**AIM OF THE EXERCISE**
Do not repeat pictures. Repeat exactly the lines of the listing below from its first line through the line with "-3.47, -3.61, -3.83, -3.93, -3.99, -4.06, -4.19, -4.17]".

**DATASET SECTION**
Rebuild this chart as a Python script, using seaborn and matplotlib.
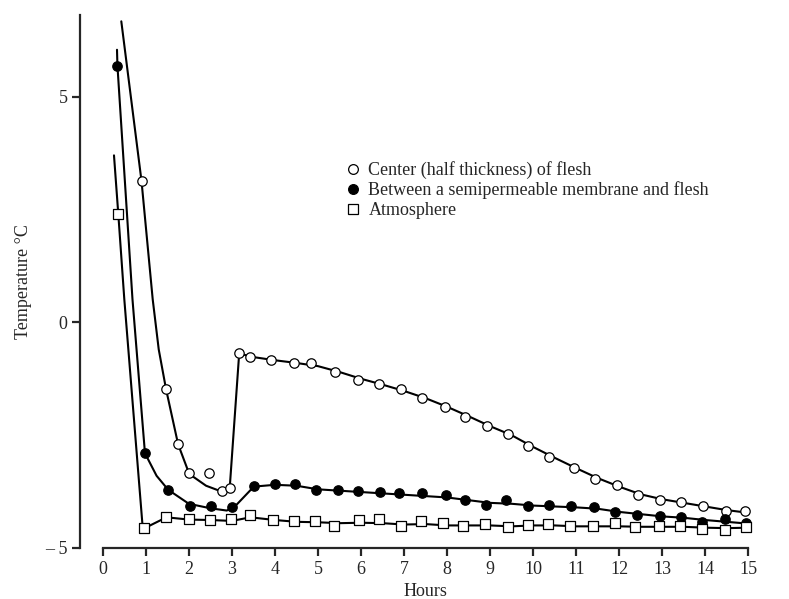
import numpy as np
import pandas as pd
import matplotlib
matplotlib.use("Agg")
import matplotlib.pyplot as plt
from matplotlib.lines import Line2D
import seaborn as sns

# measured points (markers)
center_x = [0.90, 1.47, 1.75, 2.01, 2.47, 2.76, 2.95, 3.17, 3.43, 3.92, 4.45, 4.84, 5.40, 5.94,
            6.43, 6.92, 7.43, 7.95, 8.42, 8.92, 9.43, 9.89, 10.37, 10.95, 11.44, 11.96, 12.45,
            12.95, 13.44, 13.95, 14.49, 14.93]
center_y = [3.13, -1.48, -2.70, -3.34, -3.33, -3.73, -3.67, -0.69, -0.76, -0.84, -0.91, -0.89,
            -1.11, -1.28, -1.37, -1.48, -1.67, -1.87, -2.09, -2.29, -2.48, -2.74, -2.98, -3.22,
            -3.47, -3.61, -3.83, -3.93, -3.99, -4.06, -4.19, -4.17]

membrane_x = [0.34, 0.98, 1.52, 2.02, 2.51, 3.01, 3.51, 4.00, 4.47, 4.95, 5.46, 5.94, 6.44, 6.89,
              7.41, 7.98, 8.42, 8.91, 9.37, 9.88, 10.37, 10.88, 11.42, 11.91, 12.41, 12.95,
              13.44, 13.92, 14.47, 14.94]
membrane_y = [5.69, -2.90, -3.71, -4.08, -4.07, -4.10, -3.63, -3.58, -3.59, -3.72, -3.71, -3.73,
              -3.75, -3.78, -3.79, -3.82, -3.93, -4.05, -3.93, -4.08, -4.05, -4.08, -4.10, -4.21,
              -4.27, -4.28, -4.32, -4.43, -4.36, -4.45]

atmos_x = [0.36, 0.95, 1.48, 2.00, 2.49, 2.99, 3.43, 3.95, 4.44, 4.93, 5.37, 5.95, 6.42, 6.92,
           7.39, 7.91, 8.38, 8.88, 9.43, 9.89, 10.36, 10.86, 11.40, 11.91, 12.37, 12.92, 13.42,
           13.92, 14.47, 14.94]
atmos_y = [2.40, -4.56, -4.32, -4.36, -4.37, -4.36, -4.27, -4.37, -4.40, -4.40, -4.52, -4.37,
           -4.36, -4.51, -4.40, -4.45, -4.52, -4.46, -4.54, -4.49, -4.47, -4.52, -4.52, -4.45,
           -4.54, -4.52, -4.51, -4.57, -4.60, -4.54]

# fitted curves drawn by hand in the original
center_line_x = [0.43, 0.90, 1.16, 1.30, 1.47, 1.75, 2.01, 2.40, 2.79, 2.95, 3.17, 3.50, 4.0, 4.5,
                 5.0, 5.5, 6.0, 6.5, 7.0, 7.5, 8.0, 8.5, 9.0, 9.5, 10.0, 10.5, 11.0, 11.5, 12.0,
                 12.5, 13.0, 13.5, 14.0, 14.5, 15.0]
center_line_y = [6.67, 3.13, 0.51, -0.60, -1.48, -2.70, -3.36, -3.62, -3.76, -3.67, -0.69, -0.77,
                 -0.84, -0.90, -0.97, -1.10, -1.25, -1.38, -1.52, -1.68, -1.87, -2.08, -2.30,
                 -2.50, -2.76, -3.00, -3.23, -3.45, -3.64, -3.81, -3.92, -4.00, -4.08, -4.16,
                 -4.22]

membrane_line_x = [0.33, 0.34, 0.69, 0.98, 1.25, 1.52, 2.0, 2.5, 2.88, 3.05, 3.30, 3.51, 4.0,
                   4.5, 5.0, 5.5, 6.0, 6.5, 7.0, 7.5, 8.0, 8.5, 9.0, 9.5, 10.0, 10.5, 11.0, 11.5,
                   12.0, 12.5, 13.0, 13.5, 14.0, 14.5, 15.0]
membrane_line_y = [6.04, 5.69, 0.51, -2.90, -3.40, -3.71, -4.02, -4.12, -4.17, -4.10, -3.85,
                   -3.64, -3.60, -3.62, -3.70, -3.73, -3.76, -3.79, -3.82, -3.85, -3.88, -3.94,
                   -4.00, -4.02, -4.06, -4.08, -4.10, -4.13, -4.20, -4.25, -4.30, -4.33, -4.38,
                   -4.42, -4.46]

atmos_line_x = [0.26, 0.36, 0.50, 0.93, 1.48, 2.0, 2.5, 3.0, 3.43, 4.0, 4.5, 5.0, 5.5, 6.0, 6.5,
                7.0, 7.5, 8.0, 8.5, 9.0, 9.5, 10.0, 10.5, 11.0, 11.5, 12.0, 12.5, 13.0, 13.5,
                14.0, 14.5, 15.0]
atmos_line_y = [3.70, 2.40, 0.51, -4.58, -4.32, -4.37, -4.38, -4.40, -4.32, -4.38, -4.42, -4.43,
                -4.45, -4.44, -4.45, -4.48, -4.47, -4.50, -4.50, -4.50, -4.52, -4.50, -4.50,
                -4.52, -4.52, -4.52, -4.53, -4.53, -4.53, -4.55, -4.56, -4.55]

labels = ["Center (half thickness) of flesh",
          "Between a semipermeable membrane and flesh",
          "Atmosphere"]

sns.set_style("ticks")
plt.rcParams["font.family"] = ["Liberation Serif", "DejaVu Serif"]

fig = plt.figure(figsize=(7.89, 5.99), dpi=100)
ax = fig.add_axes([80 / 789, 51 / 599, 675 / 789, 533 / 599])

lw = 1.5
for lx, ly in [(center_line_x, center_line_y),
               (membrane_line_x, membrane_line_y),
               (atmos_line_x, atmos_line_y)]:
    sns.lineplot(x=lx, y=ly, ax=ax, color="black", lw=lw, sort=False,
                 estimator=None, zorder=2)

ms = 46
sns.scatterplot(x=center_x, y=center_y, ax=ax, marker="o", s=ms, facecolor="white",
                edgecolor="black", linewidth=0.9, zorder=3)
sns.scatterplot(x=membrane_x, y=membrane_y, ax=ax, marker="o", s=ms, facecolor="black",
                edgecolor="black", linewidth=0.9, zorder=3)
sns.scatterplot(x=atmos_x, y=atmos_y, ax=ax, marker="s", s=ms, facecolor="white",
                edgecolor="black", linewidth=0.9, zorder=4)

ax.set_xlim(-0.53, 15.16)
ax.set_ylim(-5, 6.81)
ax.set_xticks(range(0, 16))
ax.set_yticks([-5, 0, 5])
ax.set_yticklabels(["– 5", "0", "5"])
sns.despine(ax=ax)
ax.spines["bottom"].set_bounds(0, 15)
for s in ["left", "bottom"]:
    ax.spines[s].set_linewidth(1.6)
ax.tick_params(axis="both", direction="out", length=6, width=1.6, labelsize=13, pad=3)

ax.set_xlabel("Hours", fontsize=13, labelpad=4)
ax.xaxis.label.set_x((425 - 80) / 675)
ax.set_ylabel("Temperature °C", fontsize=13, labelpad=9)

handles = [
    Line2D([], [], ls="none", marker="o", ms=7, mfc="white", mec="black", mew=0.9),
    Line2D([], [], ls="none", marker="o", ms=7, mfc="black", mec="black", mew=0.9),
    Line2D([], [], ls="none", marker="s", ms=7, mfc="white", mec="black", mew=0.9),
]
ax.legend(handles, labels, loc="upper left", frameon=False, fontsize=13,
          bbox_to_anchor=(344 / 789, 1 - 161 / 599), bbox_transform=fig.transFigure,
          borderpad=0, borderaxespad=0, handlelength=1.0, handletextpad=0.35,
          labelspacing=0.14)

fig.savefig("out.png", dpi=100)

**FINISHED ANSWER**
Rebuild this chart as a Python script, using seaborn and matplotlib.
import numpy as np
import pandas as pd
import matplotlib
matplotlib.use("Agg")
import matplotlib.pyplot as plt
from matplotlib.lines import Line2D
import seaborn as sns

# measured points (markers)
center_x = [0.90, 1.47, 1.75, 2.01, 2.47, 2.76, 2.95, 3.17, 3.43, 3.92, 4.45, 4.84, 5.40, 5.94,
            6.43, 6.92, 7.43, 7.95, 8.42, 8.92, 9.43, 9.89, 10.37, 10.95, 11.44, 11.96, 12.45,
            12.95, 13.44, 13.95, 14.49, 14.93]
center_y = [3.13, -1.48, -2.70, -3.34, -3.33, -3.73, -3.67, -0.69, -0.76, -0.84, -0.91, -0.89,
            -1.11, -1.28, -1.37, -1.48, -1.67, -1.87, -2.09, -2.29, -2.48, -2.74, -2.98, -3.22,
            -3.47, -3.61, -3.83, -3.93, -3.99, -4.06, -4.19, -4.17]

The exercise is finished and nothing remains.